Media representation matters enormously. When minorities appear in media only as problems—crime statistics, immigration debates, cultural conflicts—majorities learn to see them as threats. When media portrays minorities as doctors, teachers, parents, and neighbors, it normalizes their presence and humanity.

Political leadership that models inclusion and defends minorities against majoritarian pressure shapes democratic culture. When leaders condemn discrimination, celebrate diversity, and protect minority rights even when unpopular, they establish norms that last beyond their terms.

The Perpetual Challenge

Minority protection in democracy will always require vigilance and renewed commitment. Majorities constantly face temptations to use democratic power to advantage themselves at minority expense. Economic stress, cultural anxiety, security threats, and political opportunism create recurring pressures to scapegoat minorities and restrict their rights.

Yet democracy's promise—government by the people, for all the people—requires protecting minorities as equal citizens. A democracy that serves only the majority isn't truly democratic because it violates equality principles fundamental to democracy itself.
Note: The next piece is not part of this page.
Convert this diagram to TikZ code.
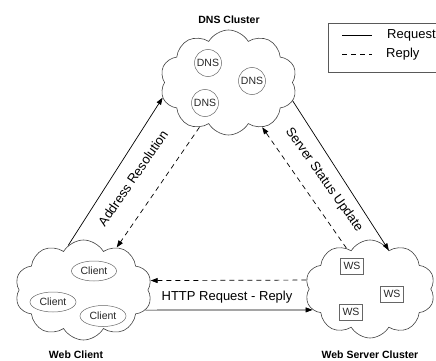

The challenge is building democracies where majorities accept that their power has limits, where minorities trust they'll be protected, and where constitutional structures make these commitments real rather than rhetorical. This requires constitutional design, institutional independence, legal culture, political leadership, and civic commitment all aligned toward protecting the vulnerable from the powerful.

Democracy without minority rights protection isn't democracy—it's tyranny of the majority. True democracy protects all citizens, ensuring that numerical disadvantage doesn't mean second-class citizenship. Getting this balance right distinguishes genuine democracy from mere majoritarianism, and determines whether democracy serves human dignity for all or privileges the many over the few.